8.6.4 How to Assess Our Relative Confidence in Feedbacks Simulated by Different Models?
Assessments of our relative confidence in climate projections from different models should ideally be based on a comprehensive set of observational tests that would allow us to quantify model errors in simulating a wide variety of climate statistics, including simulations of the mean climate and variability and of particular climate processes. The collection of measures that quantify how well a model performs in an ensemble of tests of this kind are referred to as ‘climate metrics’. To have the ability to constrain future climate projections, they would ideally have strong connections with one or several aspects of climate change: climate sensitivity, large-scale patterns of climate change (inter-hemispheric symmetry, polar amplification, vertical patterns of temperature change, land-sea contrasts), regional patterns or transient aspects of climate change. For example, to assess confidence in model projections of the Australian climate, the metrics would need to include some measures of the quality of ENSO simulation because the Australian climate depends much on this variability (see Section 11. 7).
To better assess confidence in the different model estimates of climate sensitivity, two kinds of observational tests are available: tests related to the global climate response associated with specified external forcings (discussed in Chapters 6, 9 and 10; Box 10.2) and tests focused on the simulation of key feedback processes.

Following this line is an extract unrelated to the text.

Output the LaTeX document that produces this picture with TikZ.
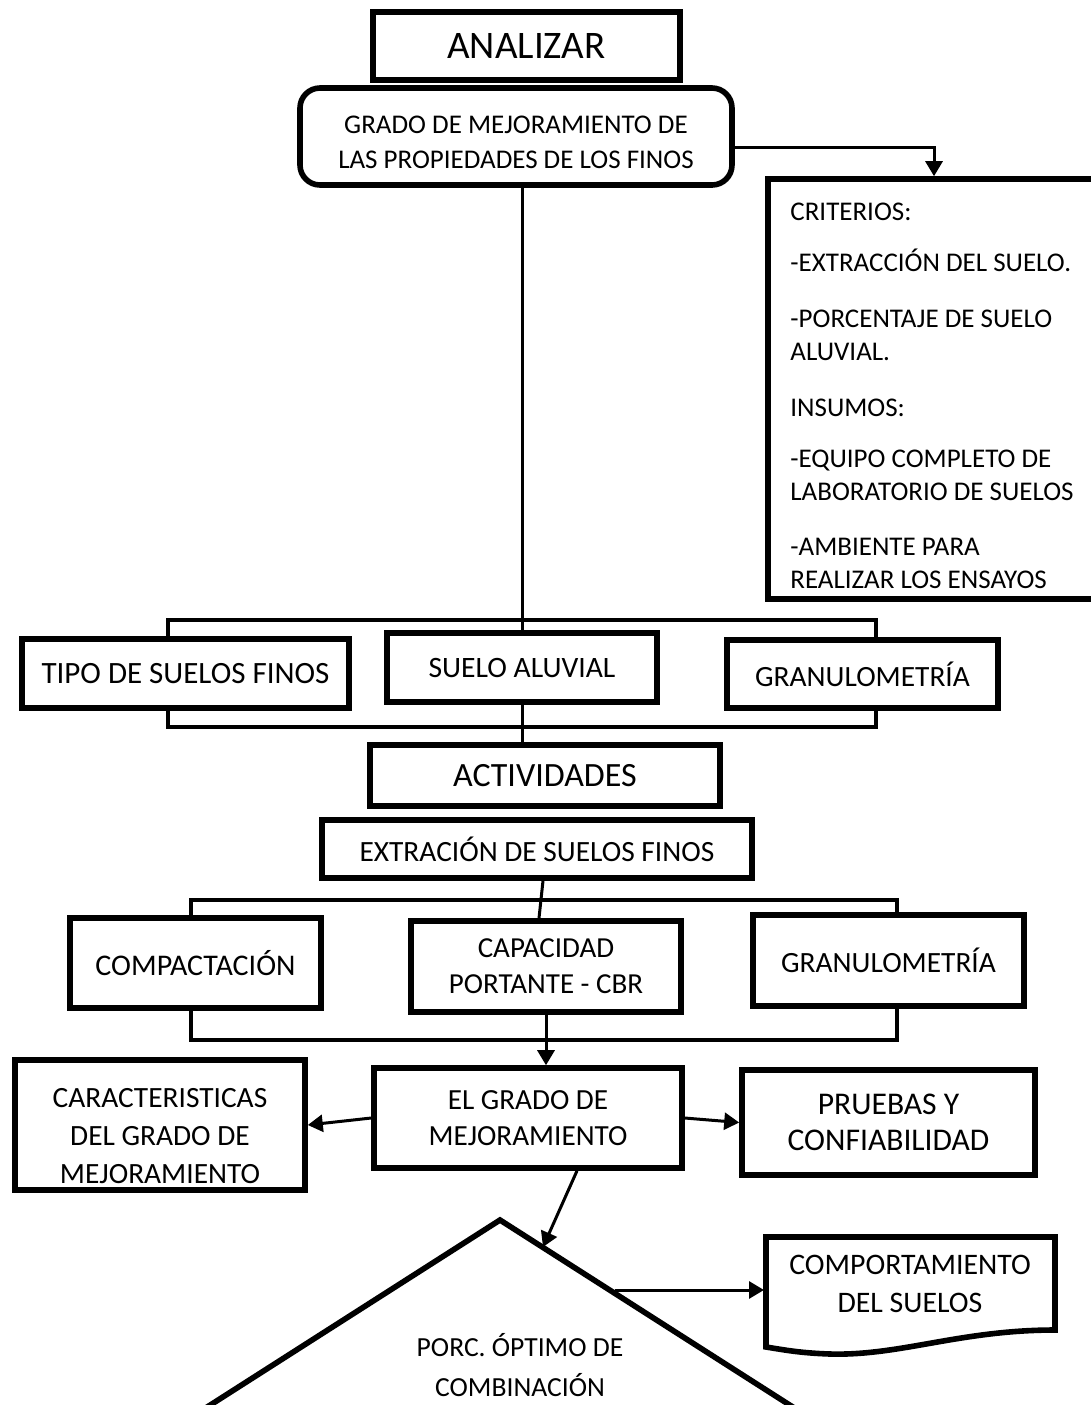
\documentclass[tikz,border=0pt]{standalone}
\usepackage{fontspec}
\setmainfont{Carlito}
\usepackage{tikz}
\usetikzlibrary{positioning}
\usetikzlibrary{arrows.meta,shapes}
\usetikzlibrary{calc}
\newcommand{\titlefont}{\fontsize{19.5}{21}\selectfont}
\tikzstyle{block}=[rectangle,draw,line width=2.8pt,inner sep=0pt,align=center]
\tikzstyle{titleblock}=[rectangle,draw,line width=3pt,inner sep=0pt,font=\titlefont]
\tikzstyle{arrowedge} = [draw,line width=1.5pt,-{Triangle[width=8.5pt,length=7.5pt]}]
\tikzstyle{bracketedge} = [draw,line width=1.8pt]
\tikzstyle{plainedge} = [draw,line width=1.5pt]
\tikzset{txt/.style={inner sep=0pt,align=center}}

\begin{document}
\begin{tikzpicture}[x=0.5pt,y=-0.5pt]

 \clip (0,0) rectangle (1091,1405);
 \def\u{0.5pt};

 %Top
 \node[titleblock,minimum width=307*\u,minimum height=68*\u] (analizar) at (526.5,46) {ANALIZAR};
 \node[block,rounded corners=10pt,minimum width=432*\u,minimum height=97*\u] (grado) at (516,136.5) {};
 \node[txt,font=\fontsize{13.5}{17.5}\selectfont] (gradotext) at ([yshift=-3pt]grado.center)
      {GRADO DE MEJORAMIENTO DE\\LAS PROPIEDADES DE LOS FINOS};

 %Criterios
 \node[block,minimum width=332*\u,minimum height=420*\u] (crit) at (934,389) {};
 \node[inner sep=0pt,anchor=north west,align=left,font=\fontsize{13.5}{16.5}\selectfont] (crittext) at (790,203)
      {CRITERIOS:\\[9pt]
       -EXTRACCIÓN DEL SUELO.\\[11.5pt]
       -PORCENTAJE DE SUELO\\ALUVIAL.\\[11.5pt]
       INSUMOS:\\[9pt]
       -EQUIPO COMPLETO DE\\LABORATORIO DE SUELOS\\[11pt]
       -AMBIENTE PARA\\REALIZAR LOS ENSAYOS};

 %Level 1
 \foreach \x/\y/\w/\h/\fs/\name/\label in {185.5/673.5/327/69/15.5/tipo/{TIPO DE SUELOS FINOS},
          522/667.5/270/69/14.8/aluvial/{SUELO ALUVIAL}, 862.5/674/271/68/14.7/granA/{GRANULOMETRÍA},
          545/775.5/350/61/17/activ/{ACTIVIDADES}, 537/849/430/58/14.7/extrac/{EXTRACIÓN DE SUELOS FINOS}}
          \node[block,font=\fontsize{\fs}{18}\selectfont,minimum width=\w*\u,minimum height=\h*\u] (\name) at (\x,\y) {\label};

 %Level 2
 \foreach \x/\y/\w/\h/\fs/\name/\label in {195.5/963/251/90/15/compact/{COMPACTACIÓN},
          546/966.5/270/91/14.5/capac/{CAPACIDAD\\PORTANTE - CBR}, 888.5/960.5/271/91/14.7/granB/{GRANULOMETRÍA}}
          \node[block,font=\fontsize{\fs}{18}\selectfont,minimum width=\w*\u,minimum height=\h*\u] (\name) at (\x,\y) {\label};

 %Level 3
 \foreach \x/\y/\w/\h/\fs/\name/\label in {528/1118/308/100/14.6/mejora/{EL GRADO DE\\MEJORAMIENTO},
          888.5/1122.5/293/105/15.8/pruebas/{PRUEBAS Y\\CONFIABILIDAD}}
          \node[block,font=\fontsize{\fs}{18}\selectfont,minimum width=\w*\u,minimum height=\h*\u] (\name) at (\x,\y) {\label};
 \node[block,minimum width=290*\u,minimum height=130*\u] (caract) at (160,1125) {};
 \node[txt,font=\fontsize{14.7}{19}\selectfont] (caracttext) at ([yshift=-5.5pt]caract.center)
      {CARACTERISTICAS\\DEL GRADO DE\\MEJORAMIENTO};

 %Triangle and document
 \draw[line width=2.8pt,line join=miter] (179,1425) -- (500,1220) -- (821,1425);
 \node[txt,font=\fontsize{13.8}{20}\selectfont] (porc) at (520,1365) {PORC. ÓPTIMO DE\\COMBINACIÓN};
 \coordinate (trihit) at (543,1247);
 \coordinate (triout) at (615,1290);

 \draw[line width=2.8pt] (766,1237) -- (1055,1237) -- (1055,1330)
      .. controls (960,1330) and (900,1356) .. (830,1354)
      .. controls (800,1353) and (785,1350) .. (766,1347) -- cycle;
 \node[txt,font=\fontsize{14.9}{19}\selectfont] (comport) at (910,1284) {COMPORTAMIENTO\\DEL SUELOS};
 \coordinate (docin) at (764,1290);

 %Connectors
 \path[arrowedge] (grado.east |- 0,147) -| (crit.north);
 \path[plainedge] (aluvial.north |- grado.south) -- (aluvial.north);

 \path[bracketedge] (168,0 |- tipo.north) |- (876,620) -- (876,0 |- granA.north);
 \path[bracketedge] (168,0 |- tipo.south) |- (876,727) -- (876,0 |- granA.south);
 \path[plainedge] (aluvial.south) -- (aluvial.south |- activ.north);

 \path[plainedge] ([xshift=3pt]extrac.south) -- ([xshift=-3.5pt]capac.north);
 \path[bracketedge] (191,0 |- compact.north) |- (897,900) -- (897,0 |- granB.north);
 \path[bracketedge] (191,0 |- compact.south) |- (897,1040) -- (897,0 |- granB.south);

 \path[arrowedge] (capac.south) -- (capac.south |- mejora.north);
 \path[arrowedge] (mejora.west) -- (caract.east);
 \path[arrowedge] (mejora.east) -- (pruebas.west);
 \path[arrowedge] ([xshift=24.5pt]mejora.south) -- (trihit);
 \path[arrowedge] (triout) -- (docin);

\end{tikzpicture}
\end{document}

Based on the understanding of both the physical processes that control key climate feedbacks (see Section 8.6.3), and also the origin of inter-model differences in the simulation of feedbacks (see Section 8.6.2), the following climate characteristics appear to be particularly important: (i) for the water vapour and lapse rate feedbacks, the response of upper-tropospheric RH and lapse rate to interannual or decadal changes in climate; (ii) for cloud feedbacks, the response of boundary-layer clouds and anvil clouds to a change in surface or atmospheric conditions and the change in cloud radiative properties associated with a change in extratropical synoptic weather systems; (iii) for snow albedo feedbacks, the relationship between surface air temperature and snow melt over northern land areas during spring and (iv) for sea ice feedbacks, the simulation of sea ice thickness.
A number of diagnostic tests have been proposed since the TAR (see Section 8.6.3), but few of them have been applied to a majority of the models currently in use. Moreover, it is not yet clear which tests are critical for constraining future projections. Consequently, a set of model metrics that might be used to narrow the range of plausible climate change feedbacks and climate sensitivity has yet to be developed.